Après cet examen de l'existant, la section 4 résume ce qui manque à OSPF :

  • Meilleure protection contre le rejeu,
  • Inclure l'en-tête IP, notamment l'adresse source, dans la partie protégée du paquet,
  • Fournir une solution d'authentification à OSPF v3, ne nécessitant pas IPsec (cela a été fait dans le RFC 6506).

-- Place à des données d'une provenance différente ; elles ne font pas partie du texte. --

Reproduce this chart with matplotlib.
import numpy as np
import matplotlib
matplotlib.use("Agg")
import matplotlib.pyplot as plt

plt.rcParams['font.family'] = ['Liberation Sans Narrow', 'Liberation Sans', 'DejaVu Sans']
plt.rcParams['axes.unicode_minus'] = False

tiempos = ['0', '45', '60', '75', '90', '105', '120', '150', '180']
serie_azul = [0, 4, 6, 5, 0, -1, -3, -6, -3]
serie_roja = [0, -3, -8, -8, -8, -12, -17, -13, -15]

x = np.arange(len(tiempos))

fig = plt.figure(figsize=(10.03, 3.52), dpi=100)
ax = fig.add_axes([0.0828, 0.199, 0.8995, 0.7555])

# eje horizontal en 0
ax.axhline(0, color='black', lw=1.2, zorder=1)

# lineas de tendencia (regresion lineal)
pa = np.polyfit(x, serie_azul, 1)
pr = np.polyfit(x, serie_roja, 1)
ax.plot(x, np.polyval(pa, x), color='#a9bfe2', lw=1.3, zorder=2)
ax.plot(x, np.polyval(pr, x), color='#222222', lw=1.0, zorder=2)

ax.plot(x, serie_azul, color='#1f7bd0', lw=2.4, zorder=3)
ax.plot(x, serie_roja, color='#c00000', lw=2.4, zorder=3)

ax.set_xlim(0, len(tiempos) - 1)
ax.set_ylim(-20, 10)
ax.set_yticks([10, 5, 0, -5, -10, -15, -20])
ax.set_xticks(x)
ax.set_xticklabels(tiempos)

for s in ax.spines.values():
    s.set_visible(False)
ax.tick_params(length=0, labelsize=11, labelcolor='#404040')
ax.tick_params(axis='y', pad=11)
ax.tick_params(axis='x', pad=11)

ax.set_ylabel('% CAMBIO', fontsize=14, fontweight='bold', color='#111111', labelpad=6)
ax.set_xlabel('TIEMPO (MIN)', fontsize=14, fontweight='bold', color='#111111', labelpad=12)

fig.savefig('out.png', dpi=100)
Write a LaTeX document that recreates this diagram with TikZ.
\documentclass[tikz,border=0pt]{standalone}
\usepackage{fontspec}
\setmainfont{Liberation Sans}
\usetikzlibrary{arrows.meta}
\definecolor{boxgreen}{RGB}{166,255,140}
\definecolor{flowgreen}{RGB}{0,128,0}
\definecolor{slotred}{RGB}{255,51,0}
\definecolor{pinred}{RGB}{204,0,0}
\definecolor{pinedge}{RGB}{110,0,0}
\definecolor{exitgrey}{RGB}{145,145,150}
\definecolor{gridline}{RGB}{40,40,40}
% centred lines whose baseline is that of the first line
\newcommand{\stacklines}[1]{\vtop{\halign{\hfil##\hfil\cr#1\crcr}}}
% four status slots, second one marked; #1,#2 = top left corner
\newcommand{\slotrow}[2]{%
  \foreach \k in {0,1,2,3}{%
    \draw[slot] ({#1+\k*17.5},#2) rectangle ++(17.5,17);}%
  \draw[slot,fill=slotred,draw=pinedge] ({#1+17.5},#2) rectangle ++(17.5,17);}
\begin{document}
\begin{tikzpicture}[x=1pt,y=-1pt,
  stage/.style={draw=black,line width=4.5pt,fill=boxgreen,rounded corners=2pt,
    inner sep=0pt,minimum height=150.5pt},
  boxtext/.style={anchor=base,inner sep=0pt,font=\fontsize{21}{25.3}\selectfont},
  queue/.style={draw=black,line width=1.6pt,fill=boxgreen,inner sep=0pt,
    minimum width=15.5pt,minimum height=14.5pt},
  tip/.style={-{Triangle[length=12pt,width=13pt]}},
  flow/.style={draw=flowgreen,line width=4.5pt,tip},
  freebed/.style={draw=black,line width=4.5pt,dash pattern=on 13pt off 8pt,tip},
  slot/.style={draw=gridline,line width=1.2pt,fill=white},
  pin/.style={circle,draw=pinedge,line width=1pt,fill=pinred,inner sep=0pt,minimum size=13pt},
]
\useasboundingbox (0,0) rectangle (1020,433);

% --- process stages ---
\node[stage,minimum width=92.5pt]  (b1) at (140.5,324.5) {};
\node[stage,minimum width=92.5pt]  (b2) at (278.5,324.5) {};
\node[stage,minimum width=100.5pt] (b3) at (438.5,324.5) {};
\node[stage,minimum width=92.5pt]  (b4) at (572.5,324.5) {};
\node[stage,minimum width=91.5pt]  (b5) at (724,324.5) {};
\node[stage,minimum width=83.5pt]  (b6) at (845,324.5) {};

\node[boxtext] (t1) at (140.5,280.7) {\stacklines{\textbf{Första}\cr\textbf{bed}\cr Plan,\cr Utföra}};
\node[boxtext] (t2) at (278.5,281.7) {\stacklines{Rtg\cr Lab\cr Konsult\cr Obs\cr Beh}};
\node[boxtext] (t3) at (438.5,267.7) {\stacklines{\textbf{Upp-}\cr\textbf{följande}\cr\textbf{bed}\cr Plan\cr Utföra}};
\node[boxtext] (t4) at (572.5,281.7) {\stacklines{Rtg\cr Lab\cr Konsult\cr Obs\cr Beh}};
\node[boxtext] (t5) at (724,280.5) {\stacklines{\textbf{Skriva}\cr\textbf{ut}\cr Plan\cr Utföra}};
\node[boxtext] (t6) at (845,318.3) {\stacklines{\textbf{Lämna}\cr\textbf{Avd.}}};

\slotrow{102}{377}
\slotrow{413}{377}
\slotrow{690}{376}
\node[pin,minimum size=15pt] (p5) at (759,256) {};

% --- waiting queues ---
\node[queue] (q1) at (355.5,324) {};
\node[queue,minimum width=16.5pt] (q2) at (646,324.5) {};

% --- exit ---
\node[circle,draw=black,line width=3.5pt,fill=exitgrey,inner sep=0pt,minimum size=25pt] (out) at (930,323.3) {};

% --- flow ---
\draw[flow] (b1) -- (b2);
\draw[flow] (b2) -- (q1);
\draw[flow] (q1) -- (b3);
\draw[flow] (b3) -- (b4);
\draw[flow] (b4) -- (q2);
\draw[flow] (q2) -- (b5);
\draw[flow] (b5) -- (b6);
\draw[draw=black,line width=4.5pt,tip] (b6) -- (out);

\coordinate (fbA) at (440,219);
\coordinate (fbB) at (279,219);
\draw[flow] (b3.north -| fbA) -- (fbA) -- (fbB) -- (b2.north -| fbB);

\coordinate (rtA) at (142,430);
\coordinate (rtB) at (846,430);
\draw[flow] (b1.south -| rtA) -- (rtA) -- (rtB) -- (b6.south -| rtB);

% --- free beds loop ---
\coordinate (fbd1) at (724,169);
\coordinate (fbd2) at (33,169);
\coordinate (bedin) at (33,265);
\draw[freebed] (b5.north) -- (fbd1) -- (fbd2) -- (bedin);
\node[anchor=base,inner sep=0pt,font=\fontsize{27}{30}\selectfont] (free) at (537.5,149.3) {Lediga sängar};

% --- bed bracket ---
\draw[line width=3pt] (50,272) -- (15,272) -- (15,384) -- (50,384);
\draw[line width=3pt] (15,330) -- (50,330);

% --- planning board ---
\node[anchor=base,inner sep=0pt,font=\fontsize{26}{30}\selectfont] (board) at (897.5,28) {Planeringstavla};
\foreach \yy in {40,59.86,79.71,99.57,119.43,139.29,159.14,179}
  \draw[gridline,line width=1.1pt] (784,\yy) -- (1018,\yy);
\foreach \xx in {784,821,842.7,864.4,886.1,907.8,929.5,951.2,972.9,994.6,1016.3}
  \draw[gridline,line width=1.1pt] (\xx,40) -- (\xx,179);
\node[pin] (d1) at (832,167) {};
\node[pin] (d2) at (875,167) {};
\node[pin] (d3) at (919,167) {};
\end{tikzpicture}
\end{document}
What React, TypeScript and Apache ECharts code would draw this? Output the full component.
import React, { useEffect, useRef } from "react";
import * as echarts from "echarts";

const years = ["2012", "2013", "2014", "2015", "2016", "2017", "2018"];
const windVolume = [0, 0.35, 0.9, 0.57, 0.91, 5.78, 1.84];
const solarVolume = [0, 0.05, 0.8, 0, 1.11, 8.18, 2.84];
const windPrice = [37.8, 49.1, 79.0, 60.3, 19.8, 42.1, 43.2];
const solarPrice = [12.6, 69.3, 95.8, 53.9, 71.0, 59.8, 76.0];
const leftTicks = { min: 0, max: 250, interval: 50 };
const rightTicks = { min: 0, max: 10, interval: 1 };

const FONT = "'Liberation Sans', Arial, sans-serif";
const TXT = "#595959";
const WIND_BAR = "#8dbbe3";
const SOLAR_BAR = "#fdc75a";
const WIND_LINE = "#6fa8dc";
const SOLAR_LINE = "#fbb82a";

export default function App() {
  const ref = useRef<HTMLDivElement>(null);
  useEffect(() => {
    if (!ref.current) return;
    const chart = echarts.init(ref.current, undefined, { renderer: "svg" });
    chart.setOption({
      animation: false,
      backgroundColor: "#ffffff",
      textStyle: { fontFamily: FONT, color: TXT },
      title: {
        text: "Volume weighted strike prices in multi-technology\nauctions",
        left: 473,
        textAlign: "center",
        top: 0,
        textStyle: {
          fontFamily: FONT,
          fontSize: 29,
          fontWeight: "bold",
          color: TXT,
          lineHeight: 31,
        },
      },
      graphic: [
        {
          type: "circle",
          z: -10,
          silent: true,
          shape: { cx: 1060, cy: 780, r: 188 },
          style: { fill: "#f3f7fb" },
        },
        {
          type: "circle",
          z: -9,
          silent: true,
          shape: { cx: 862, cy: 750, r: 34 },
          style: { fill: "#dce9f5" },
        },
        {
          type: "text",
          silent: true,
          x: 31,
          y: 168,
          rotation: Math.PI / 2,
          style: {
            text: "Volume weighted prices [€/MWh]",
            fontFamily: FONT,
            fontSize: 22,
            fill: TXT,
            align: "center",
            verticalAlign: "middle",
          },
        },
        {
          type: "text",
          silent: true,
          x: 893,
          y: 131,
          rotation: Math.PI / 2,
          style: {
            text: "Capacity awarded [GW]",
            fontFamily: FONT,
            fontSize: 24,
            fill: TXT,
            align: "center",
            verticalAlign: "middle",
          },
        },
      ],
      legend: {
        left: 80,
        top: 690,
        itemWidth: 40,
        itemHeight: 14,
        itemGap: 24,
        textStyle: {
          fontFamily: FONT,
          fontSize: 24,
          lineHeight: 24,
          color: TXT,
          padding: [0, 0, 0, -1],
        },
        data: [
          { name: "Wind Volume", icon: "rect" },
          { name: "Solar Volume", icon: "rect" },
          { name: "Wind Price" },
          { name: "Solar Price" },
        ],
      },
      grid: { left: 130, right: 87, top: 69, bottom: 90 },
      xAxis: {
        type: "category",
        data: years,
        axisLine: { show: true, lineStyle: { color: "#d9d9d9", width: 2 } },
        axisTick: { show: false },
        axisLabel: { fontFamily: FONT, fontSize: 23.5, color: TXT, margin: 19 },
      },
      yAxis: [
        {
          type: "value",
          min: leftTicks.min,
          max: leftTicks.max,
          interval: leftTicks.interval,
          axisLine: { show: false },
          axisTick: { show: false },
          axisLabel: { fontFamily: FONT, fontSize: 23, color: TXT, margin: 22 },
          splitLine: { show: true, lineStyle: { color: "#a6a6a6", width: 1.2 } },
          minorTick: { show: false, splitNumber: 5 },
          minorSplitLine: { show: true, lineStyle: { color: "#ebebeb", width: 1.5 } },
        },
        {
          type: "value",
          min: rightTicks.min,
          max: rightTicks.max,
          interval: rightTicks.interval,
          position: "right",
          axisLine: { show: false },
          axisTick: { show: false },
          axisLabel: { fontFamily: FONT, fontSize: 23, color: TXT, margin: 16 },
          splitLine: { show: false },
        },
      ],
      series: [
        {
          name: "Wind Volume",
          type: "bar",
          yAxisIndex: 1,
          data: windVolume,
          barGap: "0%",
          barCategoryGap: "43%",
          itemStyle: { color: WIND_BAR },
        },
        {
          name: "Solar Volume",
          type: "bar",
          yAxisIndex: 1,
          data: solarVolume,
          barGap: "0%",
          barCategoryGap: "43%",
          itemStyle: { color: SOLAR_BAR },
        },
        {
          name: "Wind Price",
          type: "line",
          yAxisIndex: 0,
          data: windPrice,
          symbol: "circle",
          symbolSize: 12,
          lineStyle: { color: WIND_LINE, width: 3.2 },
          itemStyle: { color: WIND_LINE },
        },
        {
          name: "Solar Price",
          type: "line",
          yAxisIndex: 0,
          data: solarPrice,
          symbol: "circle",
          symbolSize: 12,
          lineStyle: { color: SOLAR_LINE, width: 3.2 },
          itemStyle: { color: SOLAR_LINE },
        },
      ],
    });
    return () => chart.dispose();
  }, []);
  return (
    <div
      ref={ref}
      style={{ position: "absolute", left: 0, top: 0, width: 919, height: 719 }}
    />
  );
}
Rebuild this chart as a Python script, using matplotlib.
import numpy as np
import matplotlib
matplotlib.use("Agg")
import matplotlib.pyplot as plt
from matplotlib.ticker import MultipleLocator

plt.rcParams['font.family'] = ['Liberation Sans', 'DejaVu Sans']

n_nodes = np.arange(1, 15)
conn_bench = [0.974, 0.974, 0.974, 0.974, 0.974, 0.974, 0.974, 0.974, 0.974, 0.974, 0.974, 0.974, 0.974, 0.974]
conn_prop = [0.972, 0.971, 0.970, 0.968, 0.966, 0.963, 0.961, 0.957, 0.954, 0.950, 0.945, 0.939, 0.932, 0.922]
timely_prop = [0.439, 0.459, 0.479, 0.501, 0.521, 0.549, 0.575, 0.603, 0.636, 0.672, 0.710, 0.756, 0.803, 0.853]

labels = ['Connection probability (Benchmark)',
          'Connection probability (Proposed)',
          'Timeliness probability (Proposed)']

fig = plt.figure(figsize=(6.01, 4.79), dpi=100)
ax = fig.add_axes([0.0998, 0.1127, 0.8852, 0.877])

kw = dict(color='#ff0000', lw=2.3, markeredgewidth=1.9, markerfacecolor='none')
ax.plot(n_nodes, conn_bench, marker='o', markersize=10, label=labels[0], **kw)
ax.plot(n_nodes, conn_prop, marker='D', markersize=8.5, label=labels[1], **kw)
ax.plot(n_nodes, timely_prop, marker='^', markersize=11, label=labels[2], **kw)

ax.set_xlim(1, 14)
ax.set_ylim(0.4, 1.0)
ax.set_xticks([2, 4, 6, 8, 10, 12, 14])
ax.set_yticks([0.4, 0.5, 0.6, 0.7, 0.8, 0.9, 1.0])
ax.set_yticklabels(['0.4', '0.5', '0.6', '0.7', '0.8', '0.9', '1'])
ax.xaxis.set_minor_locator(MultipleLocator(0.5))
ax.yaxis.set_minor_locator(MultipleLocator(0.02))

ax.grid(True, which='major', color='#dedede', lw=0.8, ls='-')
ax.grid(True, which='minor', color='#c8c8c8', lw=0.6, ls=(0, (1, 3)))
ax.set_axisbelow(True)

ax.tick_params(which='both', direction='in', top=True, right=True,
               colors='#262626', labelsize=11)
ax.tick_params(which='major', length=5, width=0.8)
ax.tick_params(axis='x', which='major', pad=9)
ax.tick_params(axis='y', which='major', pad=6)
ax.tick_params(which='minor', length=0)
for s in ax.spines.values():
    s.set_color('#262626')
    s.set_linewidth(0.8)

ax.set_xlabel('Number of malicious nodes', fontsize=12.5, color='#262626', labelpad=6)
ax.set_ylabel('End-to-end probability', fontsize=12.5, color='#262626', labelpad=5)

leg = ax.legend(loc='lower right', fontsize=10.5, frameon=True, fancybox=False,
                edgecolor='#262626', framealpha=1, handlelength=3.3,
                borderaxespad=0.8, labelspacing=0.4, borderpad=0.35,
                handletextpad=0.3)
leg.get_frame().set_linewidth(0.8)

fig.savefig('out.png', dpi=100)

La section 5 pose ensuite les étapes du travail :

  • Spécifier un mécanisme où le numéro de séquence est séparé en deux parties, une stockant un nombre qui s'accroit à chaque redémarrage du routeur (et doit donc être stocké sur un support stable, ce qui n'est pas évident pour tous les routeurs) et une strictement croissante depuis le démarrage. Cela garantira que le numéro de séquence ne décroit jamais, même en cas de redémarrage.
  • Décrire un mécanisme de dérivation de clés, de manière à éviter qu'une clé utilisée pour OSPF et un autre protocole ne fasse tomber les deux protocoles, en cas de compromission.
  • Et divers autres mécanismes à normaliser (ce travail est déjà bien avancé, dans l'Internet-Draft ietf-ospf-security-extension-manual-keying).